The Merriam-Webster Word of the Day is sanction. Read on for what it means, how it’s used, and more.
What It Means
Sanction means both “to give effective or authoritative approval or consent to” and “to impose a penalty or economically or militarily coercive measures.”
// Because he was using equipment that was not sanctioned by league officials, Jared was disqualified from the competition.
SANCTION in Context
“Johnson himself was fined 50 pounds (about $63), making him the first British prime minister to be sanctioned for breaking the law while in office.” — Jaweed Kaleem, The Los Angeles Times, 7 June 2022
Did You Know?
The noun sanction, meaning “authoritative approval” or “a coercive measure,” entered English in the 15th century, and originally referred to a formal decree or law, especially an ecclesiastical decree. (The Latin sancire, meaning “to make holy,” is an ancestor.) The noun’s meaning then extended in different directions.
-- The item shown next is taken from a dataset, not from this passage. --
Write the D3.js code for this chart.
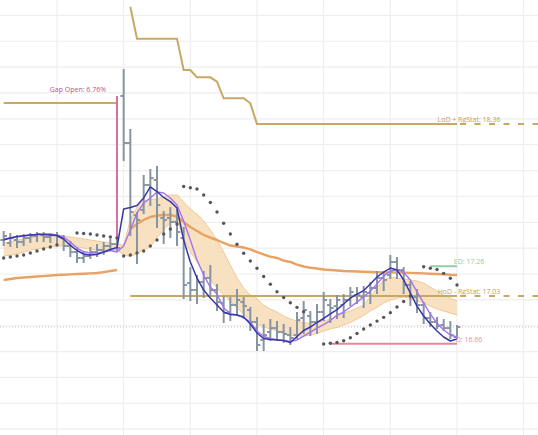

By the end of the 17th century, it could refer to both a means of enforcing a law (a sense that in the 20th century we began using especially for economic penalties against nations violating international law) and the process of formally approving or ratifying a law. When the verb sanction appeared in the 18th century, it had to do with ratifying laws as well, but it soon acquired an additional, looser sense: “to approve.”